Reservoir petrophysics  

The reservoirs in the Akani Field have been produced over the years. This field has already been drilled to different depths. With a combination of diverse petrophysical logs and its correlation, the two identifiable reservoir sands shows that, 6C and 13C reservoirs have very good to excellent porosity and permeability based on calibrations in Tables 1 and 2. The excellent porosity and permeability of the field can be confirmed from the porosity-permeability cross plot of Figures 20 and 21. Bulk property plots in the field have equally shown that there seem to be a significant distribution of clay with depth that could reflect energy regimes in deposition.  Thus, areas of low clay content seem to be more permeable while areas of high clay content seem to have lower permeability.

Conclusion

The complexity in sealing faults, fault architecture and the distribution of hydrocarbon shows clearly the problems in the Akani Field.
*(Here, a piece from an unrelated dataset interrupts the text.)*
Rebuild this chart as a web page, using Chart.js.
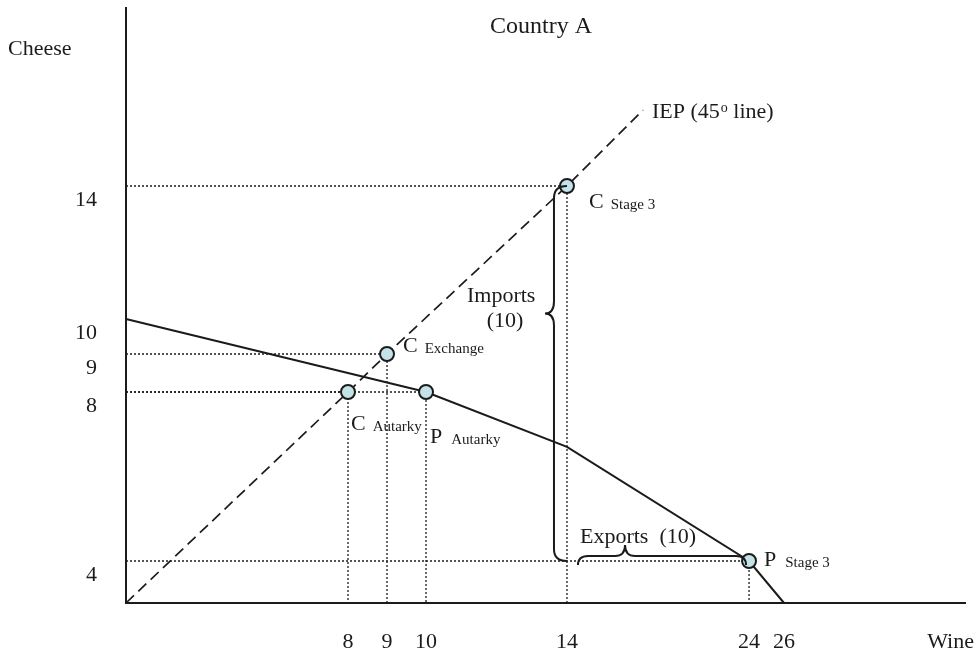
<!DOCTYPE html>
<html>
<head>
<meta charset="utf-8">
<script src="https://cdn.jsdelivr.net/npm/chart.js@4.4.1/dist/chart.umd.min.js"></script>
<style>
  html, body { margin: 0; padding: 0; background: #fff; }
</style>
</head>
<body>
<canvas id="chart" width="977" height="654"></canvas>
<script>
// Values
const wineTicks = [8, 9, 10, 14, 24, 26];
const cheeseTicks = [4, 8, 9, 10, 14];

// Country A production possibility frontier (kinked)
const ppfWine = [0, 10, 14, 24, 26];
const ppfCheese = [10, 8, 6.7, 4, 0];

// IEP, the 45 degree line
const iepWine = [0, 8, 9, 14, 17];
const iepCheese = [0, 8, 9, 14, 17];

// marked points
const pointNames = ['C Autarky', 'P Autarky', 'C Exchange', 'C Stage 3', 'P Stage 3'];
const pointWine = [8, 10, 9, 14, 24];
const pointCheese = [8, 8, 9, 14, 4];

const importsAmount = 10;
const exportsAmount = 10;

// The drawing is not to scale: where each value sits along its axis (0 = start, 1 = end)
const xKnots = [[0, 0], [8, 0.2646], [9, 0.3111], [10, 0.3576], [14, 0.5256], [17, 0.6162], [24, 0.7426], [26, 0.7843], [32, 1]];
const yKnots = [[0, 0], [4, 0.0706], [8, 0.3546], [9, 0.4185], [10, 0.4773], [14, 0.7008], [17, 0.8286], [22, 1]];
const KNOTS = { x: xKnots, y: yKnots };

function interp(knots, v, from, to) {
    for (let i = 1; i < knots.length; i++) {
        const a = knots[i - 1], b = knots[i];
        if (v <= b[from] || i === knots.length - 1) {
            return a[to] + (v - a[from]) * (b[to] - a[to]) / (b[from] - a[from]);
        }
    }
}

// piecewise linear scale so the hand drawn spacing can be kept
class KnotScale extends Chart.LinearScale {
    static id = 'knot';
    static defaults = {};
    getPixelForValue(value) {
        const f = interp(KNOTS[this.axis], value, 0, 1);
        return this.isHorizontal() ? this.left + f * this.width : this.bottom - f * this.height;
    }
    getValueForPixel(pixel) {
        const f = this.isHorizontal() ? (pixel - this.left) / this.width : (this.bottom - pixel) / this.height;
        return interp(KNOTS[this.axis], f, 1, 0);
    }
}
Chart.register(KnotScale);

const serif = '"Liberation Serif", "DejaVu Serif", serif';
const ink = '#1b1b1b';

const zip = (xs, ys) => xs.map((v, i) => ({ x: v, y: ys[i] }));

// dotted guides from each point to both axes
const guides = [];
pointWine.forEach((w, i) => {
    const c = pointCheese[i];
    guides.push({
        data: [{ x: 0, y: c }, { x: w, y: c }, { x: w, y: 0 }],
        borderColor: ink,
        borderWidth: 1.3,
        borderDash: [2, 2],
        pointRadius: 0,
        order: 3,
        clip: false
    });
});

const datasets = [
    {
        label: 'Points',
        data: zip(pointWine, pointCheese),
        showLine: false,
        pointRadius: 7,
        pointBackgroundColor: '#c4e3e8',
        pointBorderColor: ink,
        pointBorderWidth: 2,
        order: 0,
        clip: false
    },
    {
        label: 'PPF',
        data: zip(ppfWine, ppfCheese),
        borderColor: ink,
        borderWidth: 2,
        pointRadius: 0,
        order: 1,
        clip: false
    },
    {
        label: 'IEP',
        data: zip(iepWine, iepCheese),
        borderColor: ink,
        borderWidth: 1.7,
        borderDash: [11, 6],
        pointRadius: 0,
        order: 1,
        clip: false
    },
    ...guides
];

function brace(ctx, p, a1, a2, c0, cb, ct, am, r) {
    ctx.beginPath();
    ctx.moveTo(...p(a1, c0));
    ctx.quadraticCurveTo(...p(a1, cb), ...p(a1 + r, cb));
    ctx.lineTo(...p(am - r, cb));
    ctx.quadraticCurveTo(...p(am, cb), ...p(am, ct));
    ctx.quadraticCurveTo(...p(am, cb), ...p(am + r, cb));
    ctx.lineTo(...p(a2 - r, cb));
    ctx.quadraticCurveTo(...p(a2, cb), ...p(a2, c0));
    ctx.stroke();
}

// label placement relative to each marked point
const labelOffsets = [[3, 38], [4, 51], [16, -2], [22, 22], [15, 5]];

const annotate = {
    id: 'annotate',
    afterDatasetsDraw(chart) {
        const { ctx, scales: { x, y } } = chart;
        ctx.save();
        ctx.fillStyle = ink;
        ctx.strokeStyle = ink;
        ctx.lineWidth = 2;

        const text = (s, px, py, size, align) => {
            ctx.font = size + 'px ' + serif;
            ctx.textAlign = align || 'left';
            ctx.textBaseline = 'alphabetic';
            ctx.fillText(s, px, py);
            return ctx.measureText(s).width;
        };

        // imports brace (vertical, wine = 14, cheese 4..14)
        const ix = x.getPixelForValue(pointWine[3]);
        const iTop = y.getPixelForValue(pointCheese[3]);
        const iBot = y.getPixelForValue(pointCheese[4]);
        const iTip = iTop + 0.34 * (iBot - iTop);
        brace(ctx, (a, c) => [c, a], iTop, iBot, ix, ix - 13, ix - 22, iTip, 12);

        // exports brace (horizontal, cheese = 4, wine 14..24)
        const ey = y.getPixelForValue(pointCheese[4]) + 4;
        const eL = x.getPixelForValue(pointWine[3]) + 11;
        const eR = x.getPixelForValue(pointWine[4]) - 3;
        brace(ctx, (a, c) => [a, c], eL, eR, ey, ey - 9, ey - 20, eL + 0.28 * (eR - eL), 10);

        text('Imports', ix - 100, iTip - 12, 22);
        text('(' + importsAmount + ')', ix - 62, iTip + 13, 22, 'center');
        text('Exports  (' + exportsAmount + ')', eL + 2, ey - 22, 22);

        // point labels: big letter plus small subscript word
        pointNames.forEach((name, i) => {
            const px = x.getPixelForValue(pointWine[i]) + labelOffsets[i][0];
            const py = y.getPixelForValue(pointCheese[i]) + labelOffsets[i][1];
            const [main, ...rest] = name.split(' ');
            const w = text(main, px, py, 22);
            text(rest.join(' '), px + w + (main === 'P' ? 9 : 7), py + 1, 15);
        });

        // IEP label at the end of the 45 degree line
        const lx = x.getPixelForValue(iepWine[iepWine.length - 1]) + 9;
        const ly = y.getPixelForValue(iepCheese[iepCheese.length - 1]) + 8;
        let w = text('IEP (45', lx, ly, 22);
        w += text('o', lx + w + 1, ly - 6, 14) + 1;
        text(' line)', lx + w, ly, 22);

        // titles
        text('Country A', 541, 33, 24, 'center');
        text('Cheese', 8, 55, 22);
        text('Wine', 974, 648, 22, 'right');
        ctx.restore();
    }
};

new Chart(document.getElementById('chart'), {
    type: 'line',
    data: { datasets },
    plugins: [annotate],
    options: {
        responsive: false,
        animation: false,
        devicePixelRatio: 1,
        layout: { autoPadding: false, padding: { left: 0, top: 8, right: 12, bottom: 0 } },
        plugins: { legend: { display: false }, tooltip: { enabled: false } },
        scales: {
            x: {
                type: 'knot',
                min: 0,
                max: 32,
                afterBuildTicks: s => { s.ticks = wineTicks.map(v => ({ value: v })); },
                afterFit: s => { s.height = 51; s.paddingLeft = 0; s.paddingRight = 0; },
                grid: { display: false, drawTicks: false },
                border: { display: true, color: ink, width: 2 },
                ticks: {
                    padding: 26,
                    color: ink,
                    font: { family: serif, size: 22 },
                    maxRotation: 0,
                    autoSkip: false,
                    callback: v => String(v)
                }
            },
            y: {
                type: 'knot',
                min: 0,
                max: 22,
                afterBuildTicks: s => { s.ticks = cheeseTicks.map(v => ({ value: v })); },
                afterFit: s => { s.width = 126; s.paddingTop = 0; s.paddingBottom = 0; },
                grid: { display: false, drawTicks: false },
                border: { display: true, color: ink, width: 2 },
                ticks: {
                    padding: 29,
                    labelOffset: 14,
                    color: ink,
                    font: { family: serif, size: 22 },
                    autoSkip: false,
                    callback: v => String(v)
                }
            }
        }
    }
});
</script>
</body>
</html>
Faults Identified are majorly normal growth and anthetheitc faults which may have had oblique movement. These faults have some minor linkages, extending into a noisy environment as seen in the seismic section, The Akani Field has shown that shale gouge is among the family of fault properties that can deflect and resist fluid flow. Identification of fault juxtapositions with respect to deformation styles in cross-sections A-A1, B-B1 and superimposed together have shown the effect of fault juxtapositions in the field and may possibly control the distribution of hydrocarbon column heights in the identified reservoirs. This research has demonstrated the effectiveness of static reservoir modeling in analyzing the complexity of faults and sealing ability in the occurrence of hydrocarbon and bulk property distribution within the Akani Field and has aided in predicting geo-historic events that may have occurred over time and has provided a framework in reducing the uncertainty in the fault complexity of the Akani Field.